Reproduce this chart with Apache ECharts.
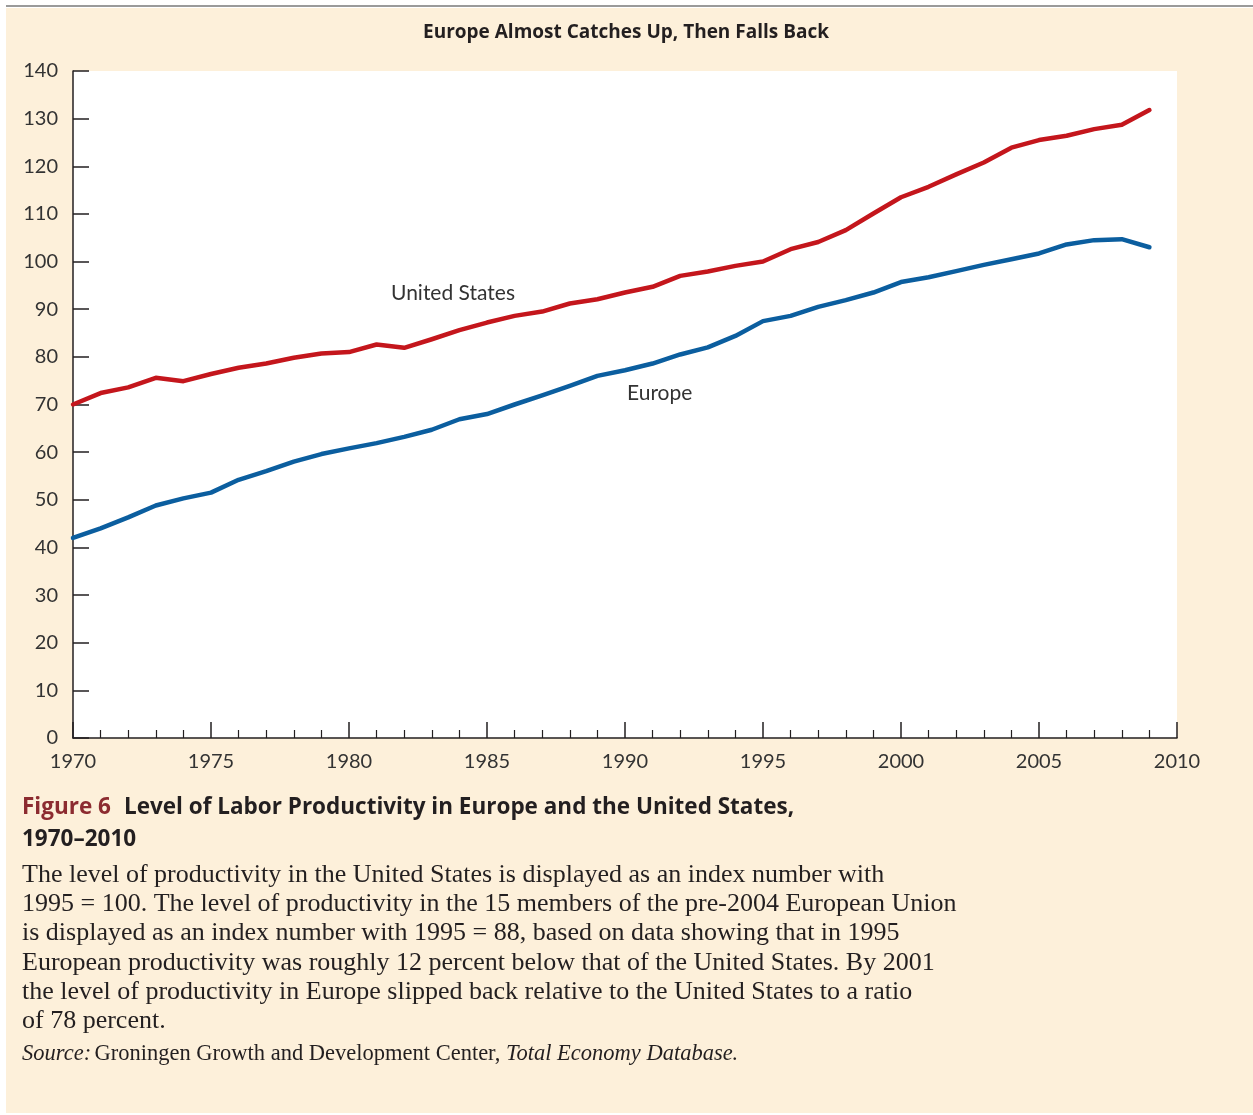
<!DOCTYPE html>
<html>
<head>
<meta charset="utf-8">
<script src="https://cdn.jsdelivr.net/npm/echarts@6/dist/echarts.min.js"></script>
<style>
html,body{margin:0;padding:0;background:#ffffff;}
#chart{width:1253px;height:1115px;}
</style>
</head>
<body>
<div id="chart"></div>
<script>
// ---- data ----
const years = [1970,1971,1972,1973,1974,1975,1976,1977,1978,1979,1980,1981,1982,1983,1984,1985,1986,1987,1988,1989,1990,1991,1992,1993,1994,1995,1996,1997,1998,1999,2000,2001,2002,2003,2004,2005,2006,2007,2008,2009];
const usValues = [70.0,72.4,73.6,75.6,74.9,76.4,77.7,78.6,79.8,80.7,81.0,82.6,81.9,83.7,85.6,87.2,88.6,89.5,91.2,92.1,93.5,94.7,97.0,97.9,99.1,100.0,102.6,104.1,106.6,110.1,113.5,115.7,118.3,120.8,123.9,125.5,126.4,127.8,128.7,131.8];
const europeValues = [42.0,44.0,46.3,48.8,50.3,51.5,54.2,56.0,58.0,59.6,60.8,61.9,63.2,64.7,66.9,68.0,70.0,71.9,73.9,76.0,77.2,78.6,80.5,82.0,84.4,87.5,88.6,90.5,91.9,93.5,95.7,96.7,98.0,99.3,100.5,101.7,103.6,104.5,104.7,103.0];
const seriesNames = ['United States','Europe'];
const yTicks = [0,10,20,30,40,50,60,70,80,90,100,110,120,130,140];
const xTicks = [1970,1975,1980,1985,1990,1995,2000,2005,2010];

const chartTitle = 'Europe Almost Catches Up, Then Falls Back';
const figLabel = 'Figure 6';
const figTitle1 = 'Level of Labor Productivity in Europe and the United States,';
const figTitle2 = '1970\u20132010';
const bodyLines = [
 'The level of productivity in the United States is displayed as an index number with',
 '1995 = 100. The level of productivity in the 15 members of the pre-2004 European Union',
 'is displayed as an index number with 1995 = 88, based on data showing that in 1995',
 'European productivity was roughly 12 percent below that of the United States. By 2001',
 'the level of productivity in Europe slipped back relative to the United States to a ratio',
 'of 78 percent.'
];

const usData = years.map((y,i)=>[y,usValues[i]]);
const euData = years.map((y,i)=>[y,europeValues[i]]);

const cream = '#fdf0da';
const sansFont = 'Lato';
const serifFont = 'Liberation Serif';

const chart = echarts.init(document.getElementById('chart'), null, {renderer:'canvas'});

const graphics = [
  {type:'rect', z:-10, shape:{x:6,y:8,width:1247,height:1105}, style:{fill:cream}},
  {type:'rect', z:-9, shape:{x:6,y:5,width:1247,height:2}, style:{fill:'#9a9a9a'}},
  {type:'text', x:626, y:33, style:{text:chartTitle, fill:'#231f20', font:'bold 19px "Open Sans"', align:'center', verticalAlign:'middle'}},
  {type:'text', x:391, y:293, style:{text:seriesNames[0], fill:'#333', font:'21px '+sansFont, align:'left', verticalAlign:'middle'}},
  {type:'text', x:627, y:393, style:{text:seriesNames[1], fill:'#333', font:'21px '+sansFont, align:'left', verticalAlign:'middle'}},
  {type:'text', x:22, y:808, style:{
     text:'{r|'+figLabel+'}{b|'+figTitle1+'}',
     verticalAlign:'middle',
     rich:{
       r:{fill:'#8c2b30', font:'bold 22.5px "Open Sans"', padding:[0,13,0,0]},
       b:{fill:'#231f20', font:'bold 22.5px "Open Sans"'}
     }}},
  {type:'text', x:22, y:840, style:{text:figTitle2, fill:'#231f20', font:'bold 22.5px "Open Sans"', verticalAlign:'middle'}}
];
bodyLines.forEach((t,i)=>{
  graphics.push({type:'text', x:22, y:875+i*29.3, style:{text:t, fill:'#231f20', font:'26px '+serifFont, verticalAlign:'middle'}});
});
graphics.push({type:'text', x:22, y:1054, style:{
  text:'{i|Source:} {n|Groningen Growth and Development Center, }{i|Total Economy Database.}',
  verticalAlign:'middle',
  rich:{
    i:{fill:'#231f20', font:'italic 22.5px '+serifFont},
    n:{fill:'#231f20', font:'22.5px '+serifFont}
  }}});

chart.setOption({
  backgroundColor:'#ffffff',
  animation:false,
  grid:{left:73, top:71, width:1104, height:667, show:true, backgroundColor:'#ffffff', borderWidth:0},
  xAxis:{
    type:'value', min:1970, max:2010, interval:5,
    axisLine:{show:true, lineStyle:{color:'#231f20', width:1.5}},
    axisTick:{show:true, inside:true, length:16, lineStyle:{color:'#231f20', width:1.5}},
    minorTick:{show:true, splitNumber:5, length:8, lineStyle:{color:'#231f20', width:1.2}},
    splitLine:{show:false},
    axisLabel:{color:'#333', fontFamily:sansFont, fontSize:20, margin:14, formatter:v=>String(v)}
  },
  yAxis:{
    type:'value', min:0, max:140, interval:10,
    axisLine:{show:true, lineStyle:{color:'#231f20', width:1.5}},
    axisTick:{show:true, inside:true, length:16, lineStyle:{color:'#231f20', width:1.5}},
    splitLine:{show:false},
    axisLabel:{color:'#333', fontFamily:sansFont, fontSize:20, margin:15}
  },
  series:[
    {name:seriesNames[0], type:'line', data:usData, showSymbol:false, symbol:'none',
     lineStyle:{color:'#c4161c', width:4.5, cap:'round', join:'round'}, z:3},
    {name:seriesNames[1], type:'line', data:euData, showSymbol:false, symbol:'none',
     lineStyle:{color:'#0b5e9f', width:4.5, cap:'round', join:'round'}, z:3}
  ],
  graphic:graphics
});
</script>
</body>
</html>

:: Prompt ::
The data above needs to be retyped exactly, with the images left out.

:: Solution for this problem ::
Reproduce this chart with Apache ECharts.
<!DOCTYPE html>
<html>
<head>
<meta charset="utf-8">
<script src="https://cdn.jsdelivr.net/npm/echarts@6/dist/echarts.min.js"></script>
<style>
html,body{margin:0;padding:0;background:#ffffff;}
#chart{width:1253px;height:1115px;}
</style>
</head>
<body>
<div id="chart"></div>
<script>
// ---- data ----
const years = [1970,1971,1972,1973,1974,1975,1976,1977,1978,1979,1980,1981,1982,1983,1984,1985,1986,1987,1988,1989,1990,1991,1992,1993,1994,1995,1996,1997,1998,1999,2000,2001,2002,2003,2004,2005,2006,2007,2008,2009];
const usValues = [70.0,72.4,73.6,75.6,74.9,76.4,77.7,78.6,79.8,80.7,81.0,82.6,81.9,83.7,85.6,87.2,88.6,89.5,91.2,92.1,93.5,94.7,97.0,97.9,99.1,100.0,102.6,104.1,106.6,110.1,113.5,115.7,118.3,120.8,123.9,125.5,126.4,127.8,128.7,131.8];
const europeValues = [42.0,44.0,46.3,48.8,50.3,51.5,54.2,56.0,58.0,59.6,60.8,61.9,63.2,64.7,66.9,68.0,70.0,71.9,73.9,76.0,77.2,78.6,80.5,82.0,84.4,87.5,88.6,90.5,91.9,93.5,95.7,96.7,98.0,99.3,100.5,101.7,103.6,104.5,104.7,103.0];
const seriesNames = ['United States','Europe'];
const yTicks = [0,10,20,30,40,50,60,70,80,90,100,110,120,130,140];
const xTicks = [1970,1975,1980,1985,1990,1995,2000,2005,2010];

const chartTitle = 'Europe Almost Catches Up, Then Falls Back';
const figLabel = 'Figure 6';
const figTitle1 = 'Level of Labor Productivity in Europe and the United States,';
const figTitle2 = '1970\u20132010';
const bodyLines = [
 'The level of productivity in the United States is displayed as an index number with',
 '1995 = 100. The level of productivity in the 15 members of the pre-2004 European Union',
 'is displayed as an index number with 1995 = 88, based on data showing that in 1995',
 'European productivity was roughly 12 percent below that of the United States. By 2001',
 'the level of productivity in Europe slipped back relative to the United States to a ratio',
 'of 78 percent.'
];

const usData = years.map((y,i)=>[y,usValues[i]]);
const euData = years.map((y,i)=>[y,europeValues[i]]);

const cream = '#fdf0da';
const sansFont = 'Lato';
const serifFont = 'Liberation Serif';

const chart = echarts.init(document.getElementById('chart'), null, {renderer:'canvas'});

const graphics = [
  {type:'rect', z:-10, shape:{x:6,y:8,width:1247,height:1105}, style:{fill:cream}},
  {type:'rect', z:-9, shape:{x:6,y:5,width:1247,height:2}, style:{fill:'#9a9a9a'}},
  {type:'text', x:626, y:33, style:{text:chartTitle, fill:'#231f20', font:'bold 19px "Open Sans"', align:'center', verticalAlign:'middle'}},
  {type:'text', x:391, y:293, style:{text:seriesNames[0], fill:'#333', font:'21px '+sansFont, align:'left', verticalAlign:'middle'}},
  {type:'text', x:627, y:393, style:{text:seriesNames[1], fill:'#333', font:'21px '+sansFont, align:'left', verticalAlign:'middle'}},
  {type:'text', x:22, y:808, style:{
     text:'{r|'+figLabel+'}{b|'+figTitle1+'}',
     verticalAlign:'middle',
     rich:{
       r:{fill:'#8c2b30', font:'bold 22.5px "Open Sans"', padding:[0,13,0,0]},
       b:{fill:'#231f20', font:'bold 22.5px "Open Sans"'}
     }}},
  {type:'text', x:22, y:840, style:{text:figTitle2, fill:'#231f20', font:'bold 22.5px "Open Sans"', verticalAlign:'middle'}}
];
bodyLines.forEach((t,i)=>{
  graphics.push({type:'text', x:22, y:875+i*29.3, style:{text:t, fill:'#231f20', font:'26px '+serifFont, verticalAlign:'middle'}});
});
graphics.push({type:'text', x:22, y:1054, style:{
  text:'{i|Source:} {n|Groningen Growth and Development Center, }{i|Total Economy Database.}',
  verticalAlign:'middle',
  rich:{
    i:{fill:'#231f20', font:'italic 22.5px '+serifFont},
    n:{fill:'#231f20', font:'22.5px '+serifFont}
  }}});

chart.setOption({
  backgroundColor:'#ffffff',
  animation:false,
  grid:{left:73, top:71, width:1104, height:667, show:true, backgroundColor:'#ffffff', borderWidth:0},
  xAxis:{
    type:'value', min:1970, max:2010, interval:5,
    axisLine:{show:true, lineStyle:{color:'#231f20', width:1.5}},
    axisTick:{show:true, inside:true, length:16, lineStyle:{color:'#231f20', width:1.5}},
    minorTick:{show:true, splitNumber:5, length:8, lineStyle:{color:'#231f20', width:1.2}},
    splitLine:{show:false},
    axisLabel:{color:'#333', fontFamily:sansFont, fontSize:20, margin:14, formatter:v=>String(v)}
  },
  yAxis:{
    type:'value', min:0, max:140, interval:10,
    axisLine:{show:true, lineStyle:{color:'#231f20', width:1.5}},
    axisTick:{show:true, inside:true, length:16, lineStyle:{color:'#231f20', width:1.5}},
    splitLine:{show:false},
    axisLabel:{color:'#333', fontFamily:sansFont, fontSize:20, margin:15}
  },
  series:[
    {name:seriesNames[0], type:'line', data:usData, showSymbol:false, symbol:'none',
     lineStyle:{color:'#c4161c', width:4.5, cap:'round', join:'round'}, z:3},
    {name:seriesNames[1], type:'line', data:euData, showSymbol:false, symbol:'none',
     lineStyle:{color:'#0b5e9f', width:4.5, cap:'round', join:'round'}, z:3}
  ],
  graphic:graphics
});
</script>
</body>
</html>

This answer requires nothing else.